With the need to file individual forms for each earth station site and the cost of the application fees potentially deterring many receive-only earth station operators from registering, Petra Vorwig, SES senior legal and regulatory counsel, emailed that the company is "hopeful that the Commission will recognize these obstacles and quickly implement an approach that will encourage more operators to register their receive-only antennas."

The FCC seems sympathetic to the issues raised but doesn't seem to have committed to any particular action in response, Johnson said.
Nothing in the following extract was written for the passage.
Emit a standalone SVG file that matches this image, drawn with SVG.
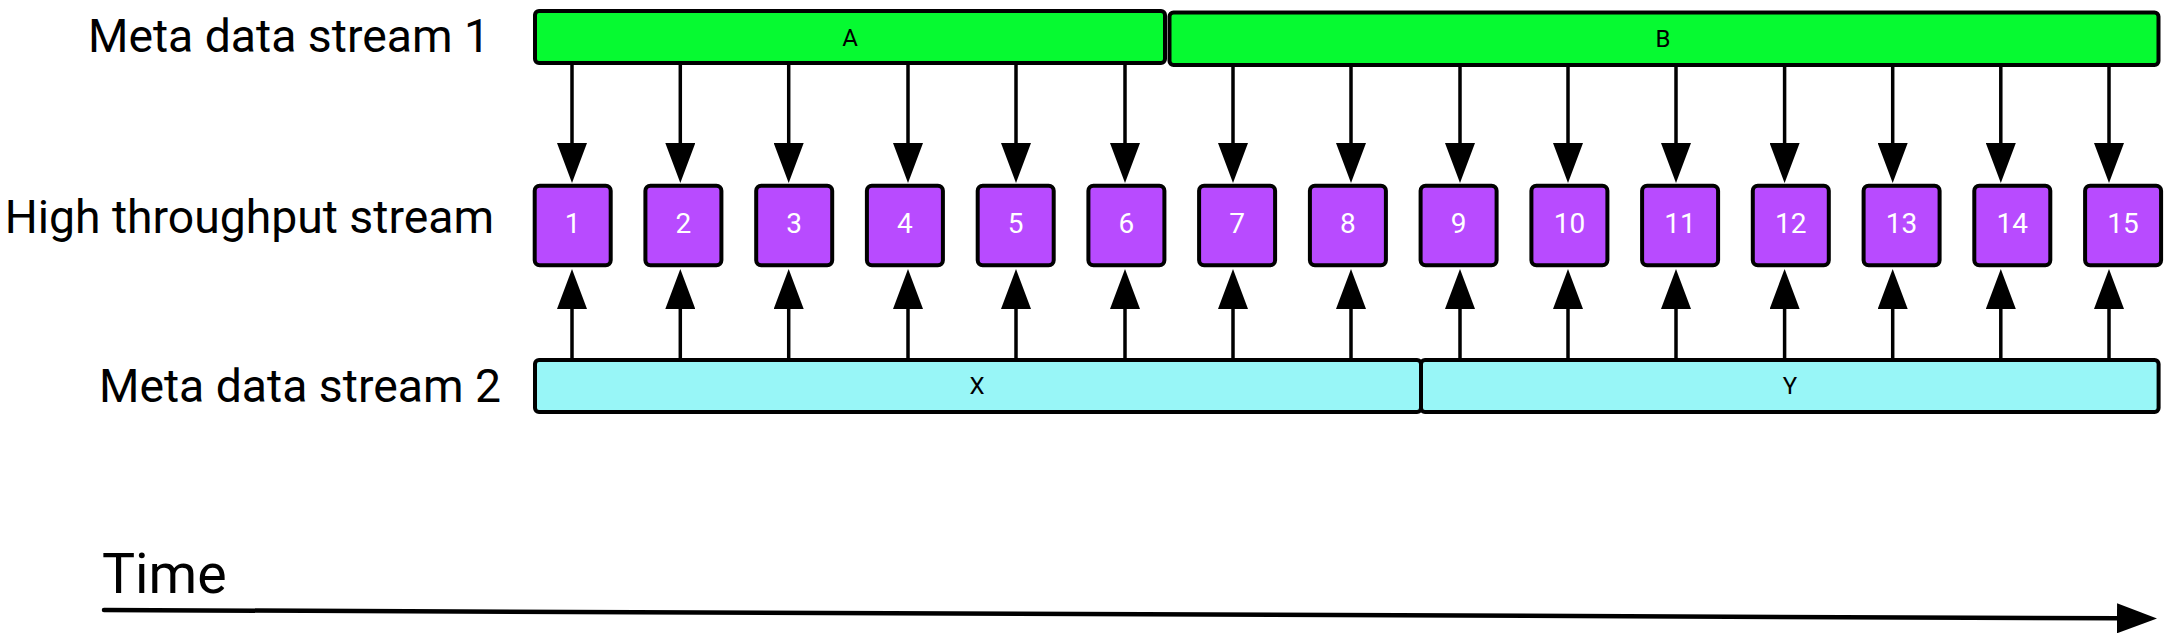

He said the Form 312 in many cases is filled out by radio and TV station broadcast engineers who have familiarity with Media Bureau forms but not the terminology and details of 312. The cost -- $435 per form -- can be a sizable expense for small and big operators, he said.

When broadcasters and cable head-ends started using C-band in the early 1980s, most users did register their earth stations because AT&T was also using the band for microwave transmissions, Johnson said. Once AT&T started decommissioning those microwave facilities later that decade and moving to terrestrial fiber, the motivation for registering those earth stations dropped because interference and coordination issues became not pressing, he said.

An FCC official said there haven't been recent discussions among all the commissioners' offices about any changes, but when the window opened April 19, some of those concerns were discussed and the International, Wireless and Public Safety and Homeland Security bureaus indicated if parties had trouble making the 90-day deadline they would be amenable to extending it. In the public notice, the agency cited "a potentially unnecessary economic burden" when it waived the frequency coordination requirement. The FCC official said the agency has acted on its own in the past to extend deadlines or grant flexibility, and could do so in the C-band earth registration, but it likes to have at least a request made or more demonstration of hardship when doing so.

Not all earth station operators see the registration process as unduly onerous. It's "no more or less painful than anything else we have to do" on FCC compliance and regulation, said Mike Dowdle, general counsel, Bonneville International. "We have a constant diet of filings ... for one reason or another" and a cost like the earth station registration prep work done by a consulting engineer "is the cost of doing business," he said. Dowdle said complaints about the process might be more common among smaller operators less used to such regulatory processes. The broadcaster has registered its Seattle C-band receive-only earth station, according to the International Bureau filing system, with others still to be registered, Dowdle said.